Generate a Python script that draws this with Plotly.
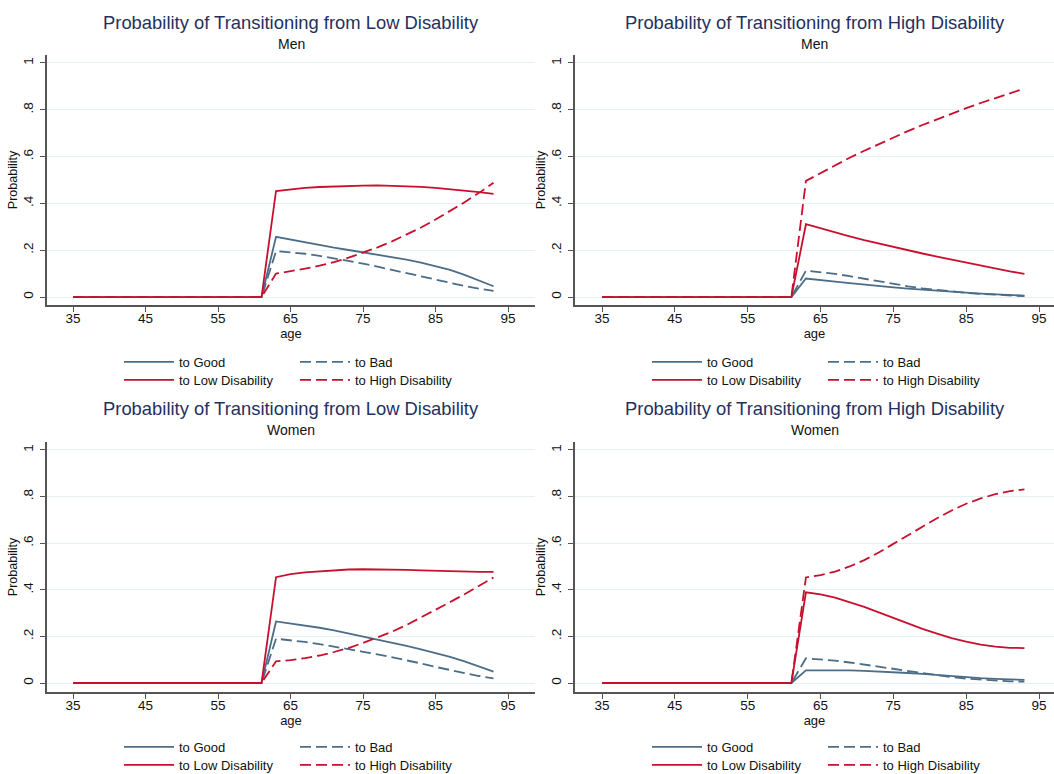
import plotly.graph_objects as go

# ---------------- data ----------------
ages = list(range(35, 95, 2))          # 35, 37, ..., 93
zeros = [0.0] * 14                     # ages 35..61

# Men, from Low Disability
men_low_good = zeros + [.257, .245, .233, .222, .211, .201, .191, .181, .171, .160, .147, .133, .116, .095, .071, .046]
men_low_bad = zeros + [.196, .192, .185, .176, .166, .155, .143, .130, .116, .102, .088, .074, .060, .047, .036, .026]
men_low_low = zeros + [.453, .461, .466, .470, .473, .475, .476, .477, .476, .474, .471, .466, .461, .455, .448, .441]
men_low_high = zeros + [.100, .110, .121, .134, .149, .168, .189, .212, .238, .266, .297, .331, .367, .405, .445, .488]

# Men, from High Disability
men_high_good = zeros + [.079, .074, .066, .059, .052, .046, .041, .036, .031, .027, .023, .019, .015, .011, .008, .006]
men_high_bad = zeros + [.113, .107, .099, .089, .078, .066, .055, .046, .037, .030, .024, .018, .013, .009, .006, .004]
men_high_low = zeros + [.311, .293, .276, .259, .243, .228, .214, .200, .186, .173, .160, .146, .134, .122, .110, .099]
men_high_high = zeros + [.496, .530, .563, .595, .625, .654, .682, .709, .735, .760, .784, .807, .829, .850, .871, .891]

# Women, from Low Disability
wom_low_good = zeros + [.264, .256, .247, .237, .226, .213, .200, .187, .173, .159, .144, .129, .112, .093, .072, .049]
wom_low_bad = zeros + [.190, .184, .176, .167, .157, .146, .134, .123, .111, .098, .084, .069, .055, .042, .030, .020]
wom_low_low = zeros + [.454, .467, .475, .480, .484, .487, .488, .488, .487, .485, .483, .481, .479, .478, .477, .477]
wom_low_high = zeros + [.093, .098, .107, .118, .133, .150, .172, .195, .220, .249, .281, .313, .347, .381, .417, .453]

# Women, from High Disability
wom_high_good = zeros + [.054, .055, .055, .054, .052, .050, .047, .043, .039, .034, .029, .025, .021, .018, .015, .013]
wom_high_bad = zeros + [.106, .102, .096, .088, .079, .069, .059, .049, .040, .032, .025, .019, .014, .010, .007, .006]
wom_high_low = zeros + [.389, .380, .366, .348, .327, .303, .279, .255, .232, .212, .193, .178, .165, .156, .151, .150]
wom_high_high = zeros + [.453, .463, .478, .500, .527, .560, .597, .634, .672, .707, .740, .769, .792, .810, .823, .831]

series_names = ["to Good", "to Bad", "to Low Disability", "to High Disability"]
panel_titles = ["Probability of Transitioning from Low Disability",
                "Probability of Transitioning from High Disability",
                "Probability of Transitioning from Low Disability",
                "Probability of Transitioning from High Disability"]
panel_subtitles = ["Men", "Men", "Women", "Women"]
x_ticks = [35, 45, 55, 65, 75, 85, 95]
y_ticks = [0, 0.2, 0.4, 0.6, 0.8, 1]
y_ticklabels = ["0", ".2", ".4", ".6", ".8", "1"]

panels = [
    [men_low_good, men_low_bad, men_low_low, men_low_high],
    [men_high_good, men_high_bad, men_high_low, men_high_high],
    [wom_low_good, wom_low_bad, wom_low_low, wom_low_high],
    [wom_high_good, wom_high_bad, wom_high_low, wom_high_high],
]

# ---------------- style ----------------
BLUE = "#4b6d88"
RED = "#c8102e"
TITLE_C = "#1f3160"
FONT = "Liberation Sans, Arial, sans-serif"
W, H = 1054, 774
styles = [(BLUE, "solid"), (BLUE, "11px,5px"), (RED, "solid"), (RED, "11px,5px")]

# pixel geometry of panels
xdom_px = [(47, 535), (575, 1054), (47, 535), (575, 1054)]
ydom_px = [(55, 305), (55, 305), (442, 692), (442, 692)]
xranges = [[31.41, 98.72], [31.29, 97.06], [31.41, 98.72], [31.29, 97.06]]
yranges = [[-0.034, 1.034], [-0.034, 1.034], [-0.0386, 1.034], [-0.0386, 1.034]]
title_y_px = [22.5, 22.5, 408, 408]
sub_y_px = [44, 44, 430, 430]
legend_rows_px = [[362, 380], [362, 380], [747, 765], [747, 765]]
legend_x_px = [119, 119 + 528, 119, 119 + 528]

fig = go.Figure()
layout = dict(width=W, height=H, margin=dict(l=0, r=0, t=0, b=0, autoexpand=False),
              paper_bgcolor="white", plot_bgcolor="white",
              font=dict(family=FONT, size=13, color="#111"), annotations=[])

for p in range(4):
    ax = "" if p == 0 else str(p + 1)
    for s in range(4):
        row = s // 2
        leg_idx = 2 * p + row + 1
        leg_name = "legend" if leg_idx == 1 else f"legend{leg_idx}"
        c, d = styles[s]
        fig.add_trace(go.Scatter(
            x=ages, y=panels[p][s], mode="lines", name=series_names[s],
            line=dict(color=c, width=1.8, dash=d),
            xaxis="x" + ax, yaxis="y" + ax, legend=leg_name, showlegend=True,
        ))
    x0, x1 = xdom_px[p]
    yt, yb = ydom_px[p]
    layout["xaxis" + ax] = dict(
        domain=[x0 / W, x1 / W], range=xranges[p], anchor="y" + ax,
        tickmode="array", tickvals=x_ticks, ticks="outside", ticklen=5, tickwidth=1,
        tickcolor="#555", showline=True, linecolor="#555", linewidth=1.5,
        showgrid=False, zeroline=False, tickfont=dict(size=13.5, color="#111"),
        ticklabelstandoff=-5,
        title=dict(text="age", font=dict(size=13, color="#111"), standoff=0),
    )
    layout["yaxis" + ax] = dict(
        domain=[1 - yb / H, 1 - yt / H], range=yranges[p], anchor="x" + ax,
        tickmode="array", tickvals=y_ticks, ticktext=y_ticklabels, tickangle=-90,
        ticks="outside", ticklen=5, tickwidth=1, tickcolor="#555",
        showline=True, linecolor="#555", linewidth=1.5,
        showgrid=True, gridcolor="#e6eff1", gridwidth=1, zeroline=False,
        tickfont=dict(size=13.5, color="#111"), ticklabelstandoff=2,
        title=dict(text="Probability", font=dict(size=12.5, color="#111"), standoff=0),
    )
    cx = (x0 + x1) / 2 / W
    layout["annotations"].append(dict(
        text=panel_titles[p], x=cx, y=1 - title_y_px[p] / H, xref="paper", yref="paper",
        xanchor="center", yanchor="middle", showarrow=False,
        font=dict(size=18.4, color=TITLE_C, family=FONT)))
    layout["annotations"].append(dict(
        text=panel_subtitles[p], x=cx, y=1 - sub_y_px[p] / H, xref="paper", yref="paper",
        xanchor="center", yanchor="middle", showarrow=False,
        font=dict(size=14, color="#111", family=FONT)))
    for row in range(2):
        leg_idx = 2 * p + row + 1
        leg_name = "legend" if leg_idx == 1 else f"legend{leg_idx}"
        layout[leg_name] = dict(
            x=legend_x_px[p] / W, y=1 - legend_rows_px[p][row] / H,
            xanchor="left", yanchor="middle", orientation="h",
            entrywidth=111, entrywidthmode="pixels",
            bgcolor="rgba(0,0,0,0)", borderwidth=0, itemwidth=50,
            font=dict(size=13, color="#111", family=FONT), tracegroupgap=0,
            itemclick=False, itemdoubleclick=False,
        )

fig.update_layout(**layout)
fig.write_html("out.html")
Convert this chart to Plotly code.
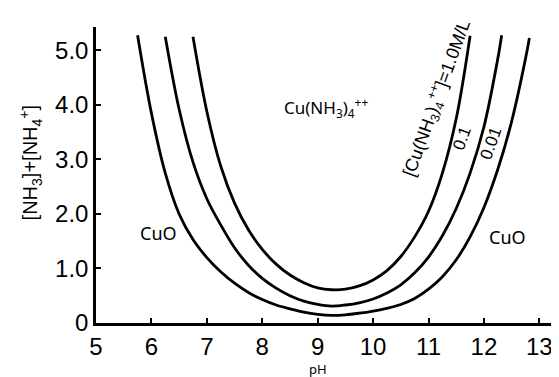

§ §

## [What the exercise asks]
Repeat the listing above from its first line through the line that contains "zeros = [0.0]", both included, and nothing more. Drop the pictures.

## [Exercise result]
Generate a Python script that draws this with Plotly.
import plotly.graph_objects as go

# ---------------- data ----------------
ages = list(range(35, 95, 2))          # 35, 37, ..., 93
zeros = [0.0] * 14                     # ages 35..61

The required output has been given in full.